What is asked ▸
Restate the listing that follows word for word, without its pictures.

-- Start of Raw data --

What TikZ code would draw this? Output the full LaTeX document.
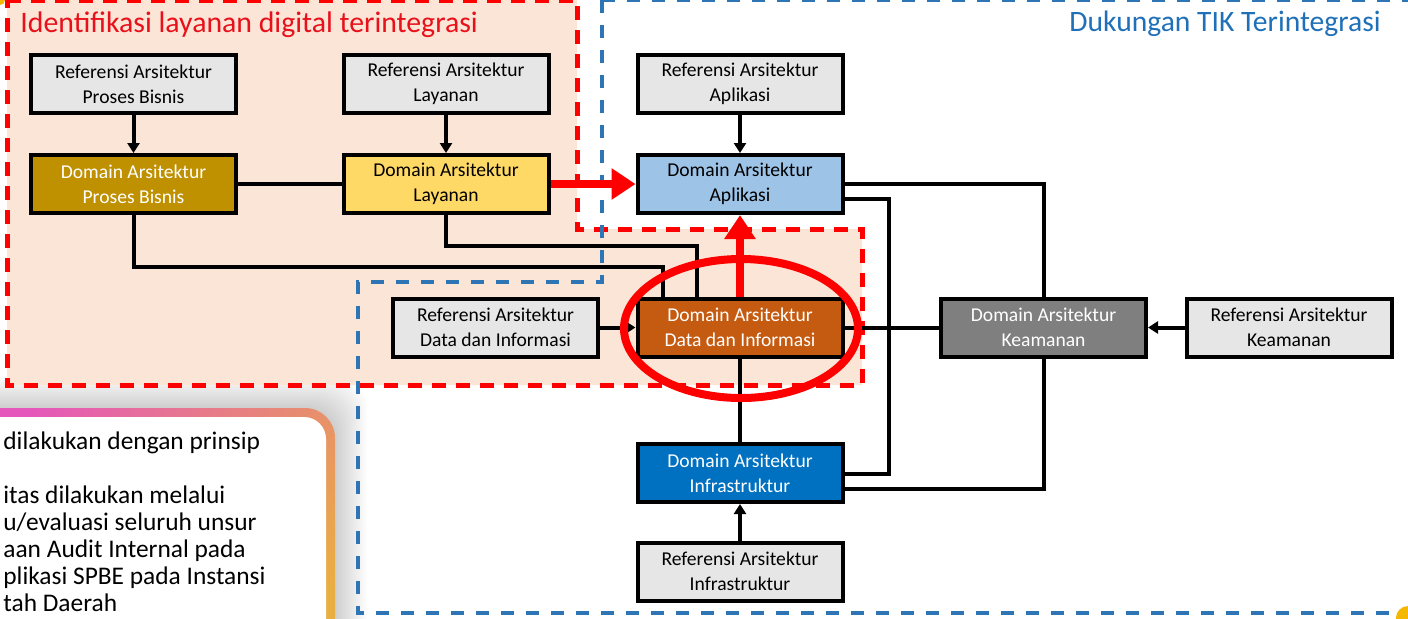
\documentclass[tikz,border=0pt]{standalone}
\usepackage{fontspec}
\setmainfont{Carlito}
\usetikzlibrary{arrows.meta,calc}
\definecolor{peach}{HTML}{FBE5D6}
\definecolor{refgray}{HTML}{E7E6E6}
\definecolor{pbgold}{HTML}{BF9000}
\definecolor{layyellow}{HTML}{FFD966}
\definecolor{aplblue}{HTML}{9DC3E6}
\definecolor{dataorange}{HTML}{C55A11}
\definecolor{keagray}{HTML}{7F7F7F}
\definecolor{infrablue}{HTML}{0070C0}
\definecolor{dashred}{HTML}{FF0000}
\definecolor{dashblue}{HTML}{2E75B6}
\definecolor{titlered}{HTML}{E8101A}
\definecolor{titleblue}{HTML}{1F70B8}
\definecolor{gradpink}{HTML}{E557BA}
\definecolor{gradorange}{HTML}{E9AE42}
\definecolor{cornery}{HTML}{F5B800}
\begin{document}
\begin{tikzpicture}[x=0.5pt,y=-0.5pt,
  box/.style={draw=black, line width=2pt, minimum width=102.5pt, minimum height=29pt,
    inner sep=0pt, align=center, font=\fontsize{9.8}{12.5}\selectfont},
  refbox/.style={box, fill=refgray, text=black},
  conn/.style={line width=2pt, draw=black},
  arr/.style={conn, -{Triangle[length=5pt,width=6pt]}},
  redarrow/.style={line width=4pt, draw=dashred, -{Triangle[length=12pt,width=15pt]}},
  reddash/.style={draw=dashred, line width=2.5pt, dash pattern=on 7pt off 5pt},
  bluedash/.style={draw=dashblue, line width=2pt, dash pattern=on 6.5pt off 6pt},
]
\useasboundingbox (0,0) rectangle (1408,618);
\clip (0,0) rectangle (1408,618);
\fill[white] (0,0) rectangle (1408,618);

% soft shadow of the note box
\foreach \d in {2,4,...,32}{
  \fill[black, opacity=0.011, rounded corners=16pt] ({-60-\d},{408-\d}) rectangle ({335+\d},{680+\d});
}

% peach region and dashed frames
\fill[peach] (7,0) -- (577,0) -- (577,229) -- (862,229) -- (862,385) -- (7,385) -- cycle;
\draw[reddash] (7,0) -- (577,0) -- (577,229) -- (862,229) -- (862,385) -- (7,385) -- cycle;
\draw[bluedash] (602,0) -- (1414,0) -- (1414,613) -- (358,613) -- (358,282) -- (602,282) -- cycle;

% note box with gradient border
\shade[rounded corners=15pt, top color=gradpink, bottom color=gradorange, shading angle=50]
  (-60,408) rectangle (335,690);
\fill[white, rounded corners=11pt] (-60,417) rectangle (326,690);
\node[anchor=base west, align=left, inner sep=0pt, font=\fontsize{12.7}{13.5}\selectfont] (note) at (3,611)
  {dilakukan dengan prinsip\\[13.5pt]itas dilakukan melalui\\u/evaluasi seluruh unsur\\aan Audit Internal pada\\plikasi SPBE pada Instansi\\tah Daerah};

% corner bits
\fill[cornery] (0,0) circle (2.5pt);
\fill[cornery] (1408,618) circle (6pt);

% titles
\node[anchor=base west, inner sep=0pt, text=titlered, font=\fontsize{14.9}{18}\selectfont] (t1) at (20,32) {Identifikasi layanan digital terintegrasi};
\node[anchor=base east, inner sep=0pt, text=titleblue, font=\fontsize{14.8}{18}\selectfont] (t2) at (1381,31) {Dukungan TIK Terintegrasi};

% nodes
\node[refbox] (refPB) at (133.5,84) {Referensi Arsitektur\\Proses Bisnis};
\node[refbox] (refLay) at (446,84) {Referensi Arsitektur\\Layanan};
\node[refbox] (refApl) at (740,84) {Referensi Arsitektur\\Aplikasi};
\node[box, fill=pbgold, text=white] (domPB) at (133.5,184) {Domain Arsitektur\\Proses Bisnis};
\node[box, fill=layyellow, text=black] (domLay) at (446,184) {Domain Arsitektur\\Layanan};
\node[box, fill=aplblue, text=black] (domApl) at (740,184) {Domain Arsitektur\\Aplikasi};
\node[refbox] (refData) at (495.5,327.5) {Referensi Arsitektur\\Data dan Informasi};
\node[box, fill=dataorange, text=white] (domData) at (740,327.5) {Domain Arsitektur\\Data dan Informasi};
\node[box, fill=keagray, text=white] (domKea) at (1043.5,327.5) {Domain Arsitektur\\Keamanan};
\node[refbox] (refKea) at (1289,327.5) {Referensi Arsitektur\\Keamanan};
\node[box, fill=infrablue, text=white] (domInfra) at (740,473) {Domain Arsitektur\\Infrastruktur};
\node[refbox] (refInfra) at (740,571.5) {Referensi Arsitektur\\Infrastruktur};

% connectors
\draw[arr] (refPB) -- (domPB);
\draw[arr] (refLay) -- (domLay);
\draw[arr] (refApl) -- (domApl);
\draw[conn] (domPB) -- (domLay);
\draw[conn] (domPB.south) |- ([xshift=-38.5pt,yshift=15pt]domData.north) -- ([xshift=-38.5pt]domData.north);
\draw[conn] (domLay.south) |- ([xshift=-21.5pt,yshift=25.5pt]domData.north) -- ([xshift=-21.5pt]domData.north);
\draw[arr] (refData) -- (domData);
\draw[conn] (domData) -- (domKea);
\draw[arr] (refKea) -- (domKea);
\draw[conn] (domData) -- (domInfra);
\draw[arr] (refInfra) -- (domInfra);
\draw[conn] (domApl.east) -| (domKea.north);
\draw[conn] ([yshift=-7.5pt]domApl.east) -| ([xshift=22pt]domData.east) |- ([yshift=-0.5pt]domInfra.east);
\draw[conn] (domKea.south) |- ([yshift=-8pt]domInfra.east);

% highlight
\draw[dashred, line width=4pt] (741,328.5) ellipse [x radius=58.5pt, y radius=34.75pt];
\draw[redarrow] (domLay.east) -- (domApl.west);
\draw[redarrow] (domData.north) -- (domApl.south);
\end{tikzpicture}
\end{document}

-- End of Raw data --

Task answer ▸
What TikZ code would draw this? Output the full LaTeX document.
\documentclass[tikz,border=0pt]{standalone}
\usepackage{fontspec}
\setmainfont{Carlito}
\usetikzlibrary{arrows.meta,calc}
\definecolor{peach}{HTML}{FBE5D6}
\definecolor{refgray}{HTML}{E7E6E6}
\definecolor{pbgold}{HTML}{BF9000}
\definecolor{layyellow}{HTML}{FFD966}
\definecolor{aplblue}{HTML}{9DC3E6}
\definecolor{dataorange}{HTML}{C55A11}
\definecolor{keagray}{HTML}{7F7F7F}
\definecolor{infrablue}{HTML}{0070C0}
\definecolor{dashred}{HTML}{FF0000}
\definecolor{dashblue}{HTML}{2E75B6}
\definecolor{titlered}{HTML}{E8101A}
\definecolor{titleblue}{HTML}{1F70B8}
\definecolor{gradpink}{HTML}{E557BA}
\definecolor{gradorange}{HTML}{E9AE42}
\definecolor{cornery}{HTML}{F5B800}
\begin{document}
\begin{tikzpicture}[x=0.5pt,y=-0.5pt,
  box/.style={draw=black, line width=2pt, minimum width=102.5pt, minimum height=29pt,
    inner sep=0pt, align=center, font=\fontsize{9.8}{12.5}\selectfont},
  refbox/.style={box, fill=refgray, text=black},
  conn/.style={line width=2pt, draw=black},
  arr/.style={conn, -{Triangle[length=5pt,width=6pt]}},
  redarrow/.style={line width=4pt, draw=dashred, -{Triangle[length=12pt,width=15pt]}},
  reddash/.style={draw=dashred, line width=2.5pt, dash pattern=on 7pt off 5pt},
  bluedash/.style={draw=dashblue, line width=2pt, dash pattern=on 6.5pt off 6pt},
]
\useasboundingbox (0,0) rectangle (1408,618);
\clip (0,0) rectangle (1408,618);
\fill[white] (0,0) rectangle (1408,618);

% soft shadow of the note box
\foreach \d in {2,4,...,32}{
  \fill[black, opacity=0.011, rounded corners=16pt] ({-60-\d},{408-\d}) rectangle ({335+\d},{680+\d});
}

% peach region and dashed frames
\fill[peach] (7,0) -- (577,0) -- (577,229) -- (862,229) -- (862,385) -- (7,385) -- cycle;
\draw[reddash] (7,0) -- (577,0) -- (577,229) -- (862,229) -- (862,385) -- (7,385) -- cycle;
\draw[bluedash] (602,0) -- (1414,0) -- (1414,613) -- (358,613) -- (358,282) -- (602,282) -- cycle;

% note box with gradient border
\shade[rounded corners=15pt, top color=gradpink, bottom color=gradorange, shading angle=50]
  (-60,408) rectangle (335,690);
\fill[white, rounded corners=11pt] (-60,417) rectangle (326,690);
\node[anchor=base west, align=left, inner sep=0pt, font=\fontsize{12.7}{13.5}\selectfont] (note) at (3,611)
  {dilakukan dengan prinsip\\[13.5pt]itas dilakukan melalui\\u/evaluasi seluruh unsur\\aan Audit Internal pada\\plikasi SPBE pada Instansi\\tah Daerah};

% corner bits
\fill[cornery] (0,0) circle (2.5pt);
\fill[cornery] (1408,618) circle (6pt);

% titles
\node[anchor=base west, inner sep=0pt, text=titlered, font=\fontsize{14.9}{18}\selectfont] (t1) at (20,32) {Identifikasi layanan digital terintegrasi};
\node[anchor=base east, inner sep=0pt, text=titleblue, font=\fontsize{14.8}{18}\selectfont] (t2) at (1381,31) {Dukungan TIK Terintegrasi};

% nodes
\node[refbox] (refPB) at (133.5,84) {Referensi Arsitektur\\Proses Bisnis};
\node[refbox] (refLay) at (446,84) {Referensi Arsitektur\\Layanan};
\node[refbox] (refApl) at (740,84) {Referensi Arsitektur\\Aplikasi};
\node[box, fill=pbgold, text=white] (domPB) at (133.5,184) {Domain Arsitektur\\Proses Bisnis};
\node[box, fill=layyellow, text=black] (domLay) at (446,184) {Domain Arsitektur\\Layanan};
\node[box, fill=aplblue, text=black] (domApl) at (740,184) {Domain Arsitektur\\Aplikasi};
\node[refbox] (refData) at (495.5,327.5) {Referensi Arsitektur\\Data dan Informasi};
\node[box, fill=dataorange, text=white] (domData) at (740,327.5) {Domain Arsitektur\\Data dan Informasi};
\node[box, fill=keagray, text=white] (domKea) at (1043.5,327.5) {Domain Arsitektur\\Keamanan};
\node[refbox] (refKea) at (1289,327.5) {Referensi Arsitektur\\Keamanan};
\node[box, fill=infrablue, text=white] (domInfra) at (740,473) {Domain Arsitektur\\Infrastruktur};
\node[refbox] (refInfra) at (740,571.5) {Referensi Arsitektur\\Infrastruktur};

% connectors
\draw[arr] (refPB) -- (domPB);
\draw[arr] (refLay) -- (domLay);
\draw[arr] (refApl) -- (domApl);
\draw[conn] (domPB) -- (domLay);
\draw[conn] (domPB.south) |- ([xshift=-38.5pt,yshift=15pt]domData.north) -- ([xshift=-38.5pt]domData.north);
\draw[conn] (domLay.south) |- ([xshift=-21.5pt,yshift=25.5pt]domData.north) -- ([xshift=-21.5pt]domData.north);
\draw[arr] (refData) -- (domData);
\draw[conn] (domData) -- (domKea);
\draw[arr] (refKea) -- (domKea);
\draw[conn] (domData) -- (domInfra);
\draw[arr] (refInfra) -- (domInfra);
\draw[conn] (domApl.east) -| (domKea.north);
\draw[conn] ([yshift=-7.5pt]domApl.east) -| ([xshift=22pt]domData.east) |- ([yshift=-0.5pt]domInfra.east);
\draw[conn] (domKea.south) |- ([yshift=-8pt]domInfra.east);

% highlight
\draw[dashred, line width=4pt] (741,328.5) ellipse [x radius=58.5pt, y radius=34.75pt];
\draw[redarrow] (domLay.east) -- (domApl.west);
\draw[redarrow] (domData.north) -- (domApl.south);
\end{tikzpicture}
\end{document}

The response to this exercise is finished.